Here we see the usually-confident Anne flustered. It suggests that she continued to grapple with her identity well into adulthood, as she's in her 40s during this time period.

Then, Anne eats lunch with her family and goes on a somewhat snobby monologue (snobologue?) about how she wants to make improvements to Shibden Hall so that the land reflects well on the Lister family's "ancient lineage" and blah blah blah. Perhaps I'm imagining it, but Marian has the briefest moment of staring into the camera, letting us know that Ann is being pretentiously ridiculous about their family farm, LOL:


I like this actor, Gemma Whelan, so much.

Later, Anne visits Ann and finds out that Ann is going on vacation with a friend for three weeks. At this news, Anne starts panicking and then immediately asks Ann, "Would you like to go to Switzerland with me?" LOLOL what a lez. Take a breath, girl.

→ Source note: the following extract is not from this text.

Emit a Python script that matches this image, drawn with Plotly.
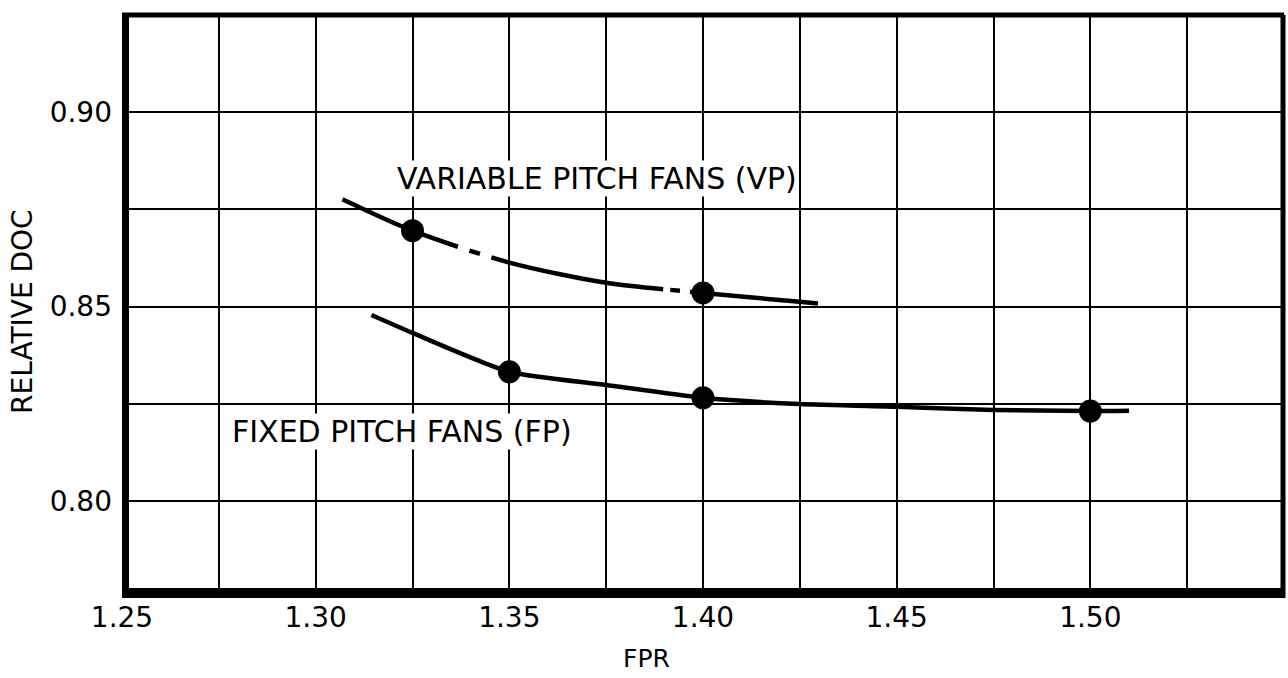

Anne then flirts(?) with Ann by telling her about pants with special pockets in them that allow men to engage in clandestine masturbation and then, while they both have images of boners dancing in the heads, Anne just goes all-in and tells Ann that she wants to kiss her and that she thinks Ann feels the same way. Whew! There's so much here.

This directness flusters Ann, and to be honest, respect, because it flusters me a little bit too. Anne Lister has some serious Bette Porter Energy (BPE). Of course, back in my day, my amazing flirting strategy was often admiring someone from afar and then immediately looking away whenever they looked at me, so, whew!

Nonetheless, the seed has been planted: Ann is coming to understand that it is possible for a woman to fall in love with a lady-woman. In fact, later when she's packing for her trip, her traveling companion warns her that "people say" Anne Lister "can't be trusted in the company of women." Here, the friend's intent seems to be to warn Ann, but this bit of news mostly seems to be titillating to Ann.

Finally, Anne decides to go to her former lover Vere's wedding. If you're wondering how she feels about attending, she shows up wearing black and absolutely refuses to turn this frown upside-down:


In the receiving line, she tells Vere that she hopes she and her husband will be happy together. Vere says that she's always been "fond" of Anne, but that she "just isn't like that." Mmm sure, Jan. Anyway, it's not entirely clear to me why Anne attended the wedding, but it seems like something she simply needed to do for closure. My unsolicited advice from the future: move on and focus on Ann Walker.

Bits and pieces: Regarding Anne breaking the fourth wall, this "cool character scheming in front of the audience to win a woman's heart" is the kind of thing I would most certainly detest in a male character, especially if he was trying to woo a character like Ann Walker. But, it delights me about Anne Lister. 

For one, I believe she genuinely loves women, viewing women as her peers, lovers, and companions, rather than as her subordinates to humiliate and degrade. In fact, she very clearly wants a wife, even though so many aspects of her culture tell her that such a wish is ridiculous.

Secondly, Ann Walker seems deeply lonely, unhappy, and not-completely-heterosexual as a woman in England's patriarchal society. Although both women have class and race-based privileges, their options in life remain limited and, from what we know of them thus far, neither would be happy married to a man. For Ann, Anne Lister is a path to a more exciting, less pre-ordained life, and she is clearly enamored already. Anne is not "tricking" Ann into falling in love with her, as I suspect a male character might try to do, so he could have access to her fortune and she could bear him heirs. Rather, it appears to be as Anne says: she's helping Ann realize that she's in love with a woman, as it might not have occurred to her that such a thing were possible or viable in life.

For me, I think, a key question is whether Anne reciprocates those feelings or if she's mostly after Ann's money. I hope it's the former, and I think it is. Or, it soon will be.